--- Short exercise ---
Include the line with "Chart.register(...registerables);" and every line before it in the entries below, echoed exactly, but not the pictures.

--- Data lines ---
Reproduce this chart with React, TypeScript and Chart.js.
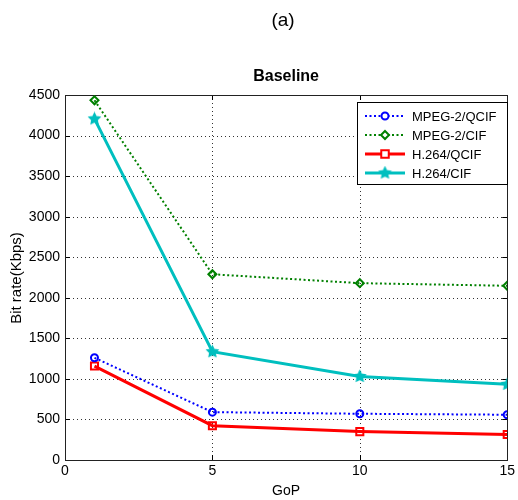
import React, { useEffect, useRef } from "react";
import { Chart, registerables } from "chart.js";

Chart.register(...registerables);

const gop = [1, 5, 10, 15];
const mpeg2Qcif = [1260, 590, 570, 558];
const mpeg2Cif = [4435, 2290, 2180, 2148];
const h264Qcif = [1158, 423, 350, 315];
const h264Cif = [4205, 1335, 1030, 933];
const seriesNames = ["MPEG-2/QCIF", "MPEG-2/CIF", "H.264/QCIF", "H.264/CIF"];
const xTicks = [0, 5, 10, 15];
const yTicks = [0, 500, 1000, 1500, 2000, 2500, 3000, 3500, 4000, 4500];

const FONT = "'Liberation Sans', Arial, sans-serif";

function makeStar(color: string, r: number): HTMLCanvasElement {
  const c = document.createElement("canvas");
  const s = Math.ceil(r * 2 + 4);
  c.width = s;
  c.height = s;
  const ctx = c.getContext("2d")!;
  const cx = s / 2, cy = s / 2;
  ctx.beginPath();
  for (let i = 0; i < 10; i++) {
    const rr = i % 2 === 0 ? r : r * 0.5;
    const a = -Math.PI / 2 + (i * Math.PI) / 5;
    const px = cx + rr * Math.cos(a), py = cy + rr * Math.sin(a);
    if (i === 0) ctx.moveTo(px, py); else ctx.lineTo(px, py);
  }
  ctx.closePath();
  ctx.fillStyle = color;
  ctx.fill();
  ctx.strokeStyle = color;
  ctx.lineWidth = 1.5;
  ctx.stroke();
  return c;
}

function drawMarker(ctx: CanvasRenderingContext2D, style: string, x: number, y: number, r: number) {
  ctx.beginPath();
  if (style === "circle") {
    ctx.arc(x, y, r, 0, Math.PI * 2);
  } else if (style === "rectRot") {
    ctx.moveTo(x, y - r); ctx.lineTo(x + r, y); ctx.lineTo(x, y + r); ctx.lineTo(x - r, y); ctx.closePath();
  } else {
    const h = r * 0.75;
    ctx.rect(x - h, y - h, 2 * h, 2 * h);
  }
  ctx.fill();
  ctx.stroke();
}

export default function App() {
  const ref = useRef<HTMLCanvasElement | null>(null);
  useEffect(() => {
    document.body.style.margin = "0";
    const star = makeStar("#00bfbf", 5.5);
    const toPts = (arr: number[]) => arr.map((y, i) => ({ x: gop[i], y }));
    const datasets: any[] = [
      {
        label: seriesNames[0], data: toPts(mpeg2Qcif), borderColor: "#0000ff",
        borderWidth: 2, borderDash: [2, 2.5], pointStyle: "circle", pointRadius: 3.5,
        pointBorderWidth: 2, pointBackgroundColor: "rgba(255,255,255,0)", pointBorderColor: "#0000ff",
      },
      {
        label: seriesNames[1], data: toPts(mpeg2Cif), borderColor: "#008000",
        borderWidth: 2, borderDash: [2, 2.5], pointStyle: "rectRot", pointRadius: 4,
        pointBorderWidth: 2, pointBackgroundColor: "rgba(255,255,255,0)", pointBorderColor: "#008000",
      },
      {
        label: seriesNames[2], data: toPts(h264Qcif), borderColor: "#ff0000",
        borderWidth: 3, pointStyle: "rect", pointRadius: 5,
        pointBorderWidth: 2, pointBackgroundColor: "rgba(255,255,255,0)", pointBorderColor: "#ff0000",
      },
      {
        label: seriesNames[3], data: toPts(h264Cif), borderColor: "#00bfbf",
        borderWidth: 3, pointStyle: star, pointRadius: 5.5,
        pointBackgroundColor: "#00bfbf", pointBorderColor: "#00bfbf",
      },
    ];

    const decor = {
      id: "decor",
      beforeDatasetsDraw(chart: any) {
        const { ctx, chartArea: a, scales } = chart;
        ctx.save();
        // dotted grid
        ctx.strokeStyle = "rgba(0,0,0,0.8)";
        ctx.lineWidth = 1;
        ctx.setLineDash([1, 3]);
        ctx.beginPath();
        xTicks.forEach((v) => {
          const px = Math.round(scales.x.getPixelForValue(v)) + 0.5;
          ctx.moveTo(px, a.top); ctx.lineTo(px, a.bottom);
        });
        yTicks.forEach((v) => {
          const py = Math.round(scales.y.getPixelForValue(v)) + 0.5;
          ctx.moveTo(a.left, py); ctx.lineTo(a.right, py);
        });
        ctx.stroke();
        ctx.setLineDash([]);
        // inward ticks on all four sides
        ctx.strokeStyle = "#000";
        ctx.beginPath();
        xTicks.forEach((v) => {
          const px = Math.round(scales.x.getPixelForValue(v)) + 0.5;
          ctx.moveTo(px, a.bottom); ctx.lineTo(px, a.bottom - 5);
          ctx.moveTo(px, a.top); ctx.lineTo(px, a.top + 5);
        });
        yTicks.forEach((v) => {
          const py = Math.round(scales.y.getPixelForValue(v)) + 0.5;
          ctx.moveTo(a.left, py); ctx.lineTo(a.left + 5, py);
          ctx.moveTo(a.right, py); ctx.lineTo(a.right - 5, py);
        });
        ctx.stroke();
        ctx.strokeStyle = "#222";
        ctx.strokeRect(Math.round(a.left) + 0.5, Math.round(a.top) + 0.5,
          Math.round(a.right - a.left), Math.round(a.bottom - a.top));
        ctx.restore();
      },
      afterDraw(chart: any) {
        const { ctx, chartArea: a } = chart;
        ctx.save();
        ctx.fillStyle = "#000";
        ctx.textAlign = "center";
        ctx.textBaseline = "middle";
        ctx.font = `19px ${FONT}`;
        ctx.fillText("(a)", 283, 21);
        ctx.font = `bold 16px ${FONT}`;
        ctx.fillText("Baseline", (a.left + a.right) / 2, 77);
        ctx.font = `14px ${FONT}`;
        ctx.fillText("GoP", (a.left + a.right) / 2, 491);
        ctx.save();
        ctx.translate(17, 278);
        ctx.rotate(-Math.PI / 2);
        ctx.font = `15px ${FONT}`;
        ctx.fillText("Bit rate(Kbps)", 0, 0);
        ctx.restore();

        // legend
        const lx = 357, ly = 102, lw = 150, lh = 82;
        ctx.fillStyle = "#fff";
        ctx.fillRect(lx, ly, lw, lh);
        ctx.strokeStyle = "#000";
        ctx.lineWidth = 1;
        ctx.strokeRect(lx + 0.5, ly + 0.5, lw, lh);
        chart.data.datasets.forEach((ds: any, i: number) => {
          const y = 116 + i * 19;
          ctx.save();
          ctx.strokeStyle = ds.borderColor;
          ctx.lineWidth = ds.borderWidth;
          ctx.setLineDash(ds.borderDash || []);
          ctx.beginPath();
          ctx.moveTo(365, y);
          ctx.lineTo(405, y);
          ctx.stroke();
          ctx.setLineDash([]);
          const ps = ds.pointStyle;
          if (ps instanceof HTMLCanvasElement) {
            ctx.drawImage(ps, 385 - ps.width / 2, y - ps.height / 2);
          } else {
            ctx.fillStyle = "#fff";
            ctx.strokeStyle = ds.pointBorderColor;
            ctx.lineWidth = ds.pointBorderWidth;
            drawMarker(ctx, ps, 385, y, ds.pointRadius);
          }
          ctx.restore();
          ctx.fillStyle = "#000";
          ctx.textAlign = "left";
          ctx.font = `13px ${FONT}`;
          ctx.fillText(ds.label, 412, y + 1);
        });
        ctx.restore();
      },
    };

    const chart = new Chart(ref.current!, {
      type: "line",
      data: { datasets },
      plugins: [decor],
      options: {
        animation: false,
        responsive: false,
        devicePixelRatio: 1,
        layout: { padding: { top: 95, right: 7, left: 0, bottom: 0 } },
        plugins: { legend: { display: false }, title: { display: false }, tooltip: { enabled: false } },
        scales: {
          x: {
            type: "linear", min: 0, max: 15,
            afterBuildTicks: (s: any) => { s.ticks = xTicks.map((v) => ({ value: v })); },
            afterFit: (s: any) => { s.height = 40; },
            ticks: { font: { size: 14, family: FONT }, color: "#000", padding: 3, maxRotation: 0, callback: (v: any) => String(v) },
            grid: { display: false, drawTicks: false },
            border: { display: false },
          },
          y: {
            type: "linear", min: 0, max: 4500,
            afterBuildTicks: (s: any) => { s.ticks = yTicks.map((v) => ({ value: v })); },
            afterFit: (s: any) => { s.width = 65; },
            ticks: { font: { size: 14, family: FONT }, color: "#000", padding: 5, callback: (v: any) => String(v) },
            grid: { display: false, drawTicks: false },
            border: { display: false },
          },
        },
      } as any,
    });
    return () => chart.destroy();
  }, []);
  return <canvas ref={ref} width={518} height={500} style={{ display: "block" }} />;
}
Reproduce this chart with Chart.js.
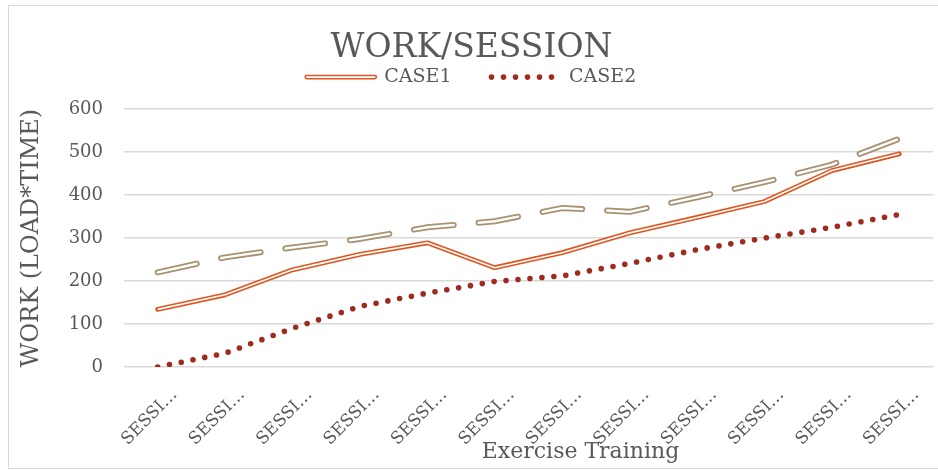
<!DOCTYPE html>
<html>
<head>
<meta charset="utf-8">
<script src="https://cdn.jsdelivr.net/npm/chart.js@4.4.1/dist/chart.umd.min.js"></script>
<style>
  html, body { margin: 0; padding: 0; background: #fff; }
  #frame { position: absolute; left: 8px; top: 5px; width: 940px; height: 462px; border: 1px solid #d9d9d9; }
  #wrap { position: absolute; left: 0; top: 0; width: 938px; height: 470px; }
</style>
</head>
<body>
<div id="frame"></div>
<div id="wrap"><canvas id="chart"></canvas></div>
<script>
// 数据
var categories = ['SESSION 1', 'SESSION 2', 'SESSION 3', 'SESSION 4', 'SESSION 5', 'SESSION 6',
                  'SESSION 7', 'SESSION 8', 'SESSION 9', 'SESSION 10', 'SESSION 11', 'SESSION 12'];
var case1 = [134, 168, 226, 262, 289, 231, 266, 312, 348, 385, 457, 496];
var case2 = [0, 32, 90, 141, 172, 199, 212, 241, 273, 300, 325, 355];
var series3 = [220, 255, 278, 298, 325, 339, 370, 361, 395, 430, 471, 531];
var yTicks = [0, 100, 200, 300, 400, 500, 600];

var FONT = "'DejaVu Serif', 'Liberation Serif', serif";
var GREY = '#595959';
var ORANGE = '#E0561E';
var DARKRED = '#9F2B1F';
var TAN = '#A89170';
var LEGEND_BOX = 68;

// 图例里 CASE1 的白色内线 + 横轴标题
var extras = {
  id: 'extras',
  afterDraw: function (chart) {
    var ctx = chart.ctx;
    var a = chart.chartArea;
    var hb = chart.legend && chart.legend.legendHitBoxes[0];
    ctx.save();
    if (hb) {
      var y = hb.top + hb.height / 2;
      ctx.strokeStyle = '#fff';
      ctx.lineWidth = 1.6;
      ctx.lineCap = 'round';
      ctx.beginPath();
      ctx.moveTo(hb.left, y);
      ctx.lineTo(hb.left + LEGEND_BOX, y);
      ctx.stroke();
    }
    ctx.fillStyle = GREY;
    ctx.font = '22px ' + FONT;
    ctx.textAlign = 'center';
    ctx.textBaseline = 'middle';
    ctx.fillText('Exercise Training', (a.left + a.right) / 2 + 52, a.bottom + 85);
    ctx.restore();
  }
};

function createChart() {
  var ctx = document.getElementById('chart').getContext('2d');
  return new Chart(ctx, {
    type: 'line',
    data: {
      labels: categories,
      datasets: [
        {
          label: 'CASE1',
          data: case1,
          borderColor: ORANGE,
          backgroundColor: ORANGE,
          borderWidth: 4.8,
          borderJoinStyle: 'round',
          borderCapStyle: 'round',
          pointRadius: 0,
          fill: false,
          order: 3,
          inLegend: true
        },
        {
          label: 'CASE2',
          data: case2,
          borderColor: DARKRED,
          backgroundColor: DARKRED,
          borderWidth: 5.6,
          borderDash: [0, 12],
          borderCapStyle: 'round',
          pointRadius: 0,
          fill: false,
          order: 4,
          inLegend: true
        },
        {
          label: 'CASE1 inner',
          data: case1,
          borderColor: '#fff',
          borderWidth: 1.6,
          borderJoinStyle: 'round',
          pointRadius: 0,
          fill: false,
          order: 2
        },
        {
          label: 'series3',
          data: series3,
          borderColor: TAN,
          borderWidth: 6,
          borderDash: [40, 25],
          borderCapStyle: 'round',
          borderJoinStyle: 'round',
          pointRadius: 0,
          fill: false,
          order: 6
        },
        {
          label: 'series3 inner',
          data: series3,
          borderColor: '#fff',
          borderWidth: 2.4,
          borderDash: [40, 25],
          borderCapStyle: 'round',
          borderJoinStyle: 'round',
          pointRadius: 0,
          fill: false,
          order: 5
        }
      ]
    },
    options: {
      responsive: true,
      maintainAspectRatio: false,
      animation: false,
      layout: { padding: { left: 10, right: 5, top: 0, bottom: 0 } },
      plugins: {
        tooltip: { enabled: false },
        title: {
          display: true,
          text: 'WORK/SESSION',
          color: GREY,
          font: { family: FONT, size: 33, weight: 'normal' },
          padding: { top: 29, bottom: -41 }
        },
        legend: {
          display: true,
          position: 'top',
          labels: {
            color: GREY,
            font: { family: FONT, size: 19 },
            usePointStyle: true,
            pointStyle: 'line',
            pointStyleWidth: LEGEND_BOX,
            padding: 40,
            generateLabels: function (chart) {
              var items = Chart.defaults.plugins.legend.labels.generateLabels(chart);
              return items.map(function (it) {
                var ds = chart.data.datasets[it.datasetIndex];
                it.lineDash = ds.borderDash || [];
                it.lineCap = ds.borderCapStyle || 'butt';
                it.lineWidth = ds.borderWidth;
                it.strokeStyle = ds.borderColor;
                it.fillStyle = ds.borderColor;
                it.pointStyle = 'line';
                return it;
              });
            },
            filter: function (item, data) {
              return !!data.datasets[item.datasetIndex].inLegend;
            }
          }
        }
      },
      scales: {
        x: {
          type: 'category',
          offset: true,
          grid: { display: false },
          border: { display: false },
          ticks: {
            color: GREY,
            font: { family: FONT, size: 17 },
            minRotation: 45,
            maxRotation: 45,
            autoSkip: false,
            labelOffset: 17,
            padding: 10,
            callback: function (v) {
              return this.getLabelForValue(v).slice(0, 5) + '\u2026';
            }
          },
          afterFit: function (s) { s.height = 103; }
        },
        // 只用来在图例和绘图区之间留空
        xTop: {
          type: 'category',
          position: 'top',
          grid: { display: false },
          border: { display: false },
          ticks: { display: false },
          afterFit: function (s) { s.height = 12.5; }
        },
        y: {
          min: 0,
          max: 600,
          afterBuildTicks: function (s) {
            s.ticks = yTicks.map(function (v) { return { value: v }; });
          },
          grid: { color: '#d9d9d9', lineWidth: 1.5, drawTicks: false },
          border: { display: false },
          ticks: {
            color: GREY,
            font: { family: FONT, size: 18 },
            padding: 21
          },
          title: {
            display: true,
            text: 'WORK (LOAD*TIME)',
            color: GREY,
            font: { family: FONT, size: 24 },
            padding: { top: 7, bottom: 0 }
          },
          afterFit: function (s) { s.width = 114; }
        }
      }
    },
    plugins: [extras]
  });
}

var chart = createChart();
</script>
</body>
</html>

--- Final result ---
Reproduce this chart with React, TypeScript and Chart.js.
import React, { useEffect, useRef } from "react";
import { Chart, registerables } from "chart.js";

Chart.register(...registerables);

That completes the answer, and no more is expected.